Closing of coffee house paves way for new franchise, E.L. losing too many local flavors

East Lansing is beginning to look more like corporate America as small, locally-owned businesses close to make room for larger, chain-owned stores.

The latest victim: Blue Note Coffee Café. After four years of trying to sell the store, its owners are being forced out of their 623 E. Grand River Ave. location, where the cafe has operated since its 1997 opening.

Cron Management is not renewing the cafe owners’ lease to make room for an unnamed franchise that has offered to pay more for the space.

But the cafe is not the first local business to suffer as Grand River Avenue’s window fronts change to resemble a mainstream shopping mall.

With many commercial chains and national franchises being lured by East Lansing’s attractive and lucrative “college-town” market, many independent, family- and locally-owned businesses are being forced to pack up shop.

Bagel Fragel Deli, 521 E. Grand River Ave., closed its doors in May 2001, citing competition with national franchise Bruegger’s Bagels, 505 E. Grand River Ave., and rising rent prices as the major contributing factors to its demise.

It’s a shame East Lansing’s locally-owned shops are becoming fewer and fewer.

In May 2001, Sparty’s Coney Island restaurant closed its 1127 E. Grand River Ave. and Qdoba Mexican Grill - a corporate chain - moved in.

This is seen too often in towns and cities across the country.

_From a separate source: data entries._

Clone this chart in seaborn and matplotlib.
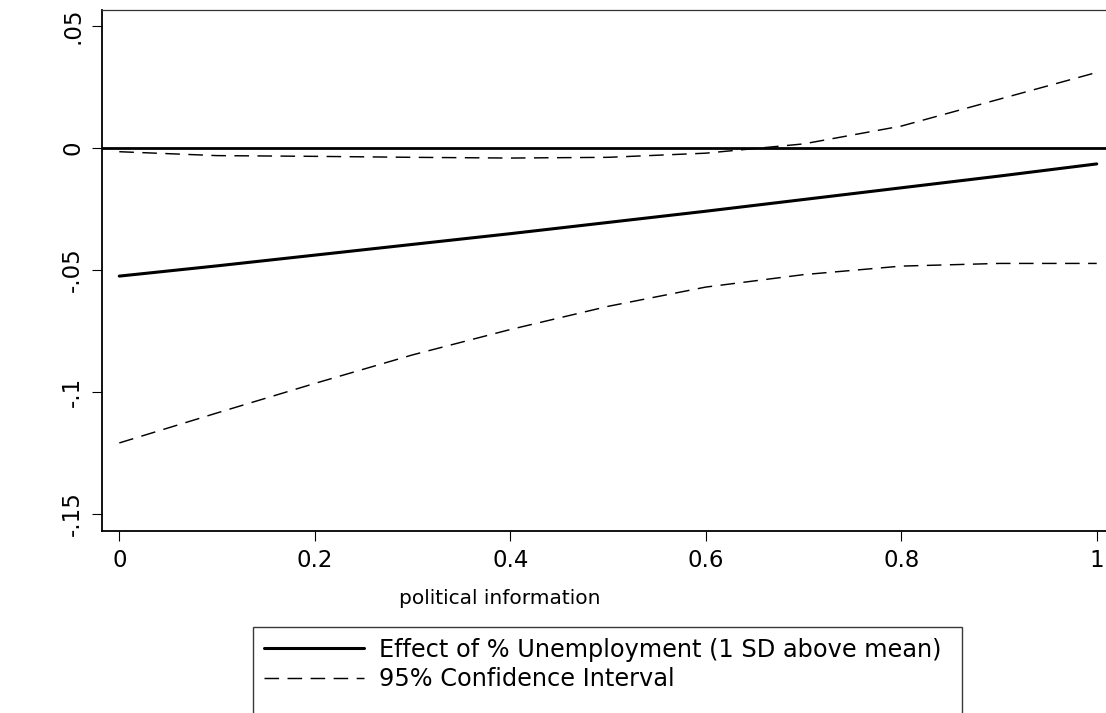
import matplotlib
matplotlib.use("Agg")
import matplotlib.pyplot as plt
from matplotlib.lines import Line2D
from matplotlib.patches import Rectangle
import pandas as pd
import seaborn as sns

# values (Stata margins plot)
political_info = [0.0, 0.1, 0.2, 0.3, 0.4, 0.5, 0.6, 0.7, 0.8, 0.9, 1.0]
effect = [-0.0525, -0.0483, -0.0439, -0.0395, -0.0351, -0.0305,
          -0.0259, -0.0211, -0.0163, -0.0115, -0.0065]
ci_low = [-0.1209, -0.1086, -0.0965, -0.0848, -0.0744, -0.0649,
          -0.0570, -0.0519, -0.0484, -0.0473, -0.0473]
ci_high = [-0.0015, -0.0031, -0.0034, -0.0038, -0.0041, -0.0038,
           -0.0021, 0.0017, 0.0090, 0.0200, 0.0310]

x_ticks = [0, 0.2, 0.4, 0.6, 0.8, 1]
x_tick_labels = ["0", "0.2", "0.4", "0.6", "0.8", "1"]
y_ticks = [-0.15, -0.1, -0.05, 0, 0.05]
y_tick_labels = ["-.15", "-.1", "-.05", "0", ".05"]

legend_labels = ["Effect of % Unemployment (1 SD above mean)",
                 "95% Confidence Interval"]

df = pd.DataFrame({"info": political_info, "effect": effect,
                   "low": ci_low, "high": ci_high})

sns.set_theme(style="white")
plt.rcParams["font.family"] = ["DejaVu Sans"]
plt.rcParams["axes.edgecolor"] = "black"
plt.rcParams["text.color"] = "black"
plt.rcParams["axes.labelcolor"] = "black"

W, H = 1106, 713
fig = plt.figure(figsize=(W / 100, H / 100), dpi=100)
# plot region runs a little past the right edge of the picture (cropped, as in the original)
ax = fig.add_axes([101.5 / W, 1 - 531 / H, (1114.5 - 101.5) / W, (531 - 10) / H])

dash = (0, (10, 5.8))

ax.axhline(0, color="black", lw=2.0, zorder=1)
sns.lineplot(data=df, x="info", y="effect", ax=ax, color="black", lw=2.2)
sns.lineplot(data=df, x="info", y="low", ax=ax, color="black", lw=1.05, linestyle=dash)
sns.lineplot(data=df, x="info", y="high", ax=ax, color="black", lw=1.05, linestyle=dash)

ax.set_xlim(-0.0182, 1.0182)
ax.set_ylim(-0.157, 0.0566)

ax.set_xticks(x_ticks)
ax.set_xticklabels(x_tick_labels, fontsize=16.5)
ax.set_yticks(y_ticks)
ax.set_yticklabels(y_tick_labels, fontsize=16.5, rotation=90, va="center")
ax.tick_params(bottom=True, left=True, direction="out", length=7.5, width=0.8,
               colors="black")
ax.tick_params(axis="x", pad=5.5)
ax.tick_params(axis="y", pad=5)

ax.set_xlabel("political information", fontsize=14.5, color="black")
ax.xaxis.set_label_coords((500 - 101.5) / 1013, -0.112)
ax.set_ylabel("")

ax.spines["right"].set_visible(False)
ax.spines["left"].set_linewidth(1.3)
ax.spines["bottom"].set_linewidth(1.3)
ax.spines["top"].set_linewidth(0.9)
ax.spines["top"].set_color("#333333")

handles = [Line2D([], [], color="black", lw=2.2),
           Line2D([], [], color="black", lw=1.05, linestyle=dash)]
leg = fig.legend(handles, legend_labels, loc="upper left",
                 bbox_to_anchor=(253 / W, 1 - 627 / H), bbox_transform=fig.transFigure,
                 fontsize=17.25, frameon=False, handlelength=4.17, handletextpad=0.63,
                 borderpad=0.45, labelspacing=0.22, borderaxespad=0)

# Stata's legend box is taller than its two rows and runs off the bottom of the picture
fig.canvas.draw()
bb = leg.get_window_extent(fig.canvas.get_renderer())
box = Rectangle((bb.x0, -20), bb.width + 10, bb.y1 + 20, transform=None,
                fill=False, edgecolor="#3a3a3a", lw=1.0)
fig.patches.append(box)

fig.savefig("out.png", dpi=100)
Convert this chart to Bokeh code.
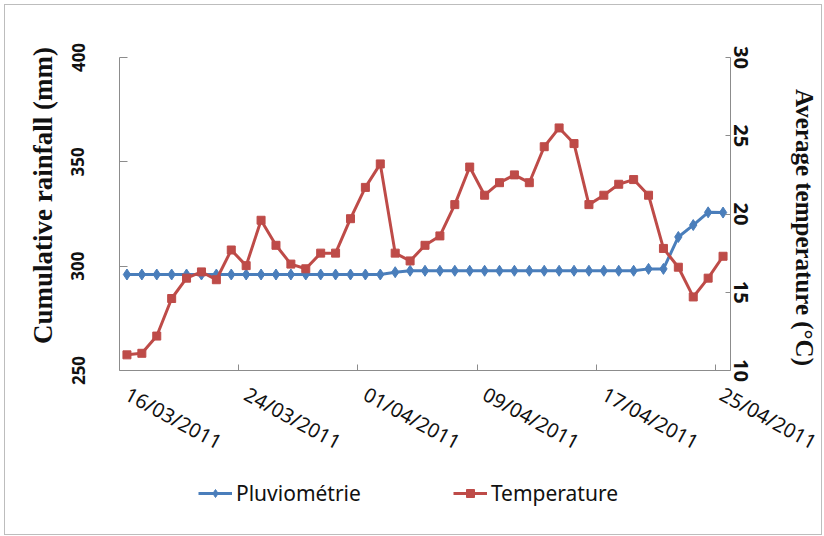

Giant corporations and companies swallow spaces in small markets and choke out any competition with small, independent establishments.

Those stores often lose some of their business and are then forced to close.

But this is not indicative of what MSU students and East Lansing residents desire. Students and residents are drawn to the comfortable atmospheres found in the city’s unique “ma-and-pop” stores.

Downtown East Lansing should be filled with more of these locally-owned businesses that have the spirit of the city and its residents in mind - not the larger corporate ones that seem to spring up everywhere a profit can be found.

Of course, corporately-owned businesses are not evil in themselves - its nice to have stores that carry brand-name items close by. But it’s the locally-owned businesses that give the city its flavor.

East Lansing should never become a cookie-cutter shopping district.

There needs to be more support for local businesses in East Lansing.

With more support and encouragement from city officials and residents, these establishments can thrive and compete with chain stores.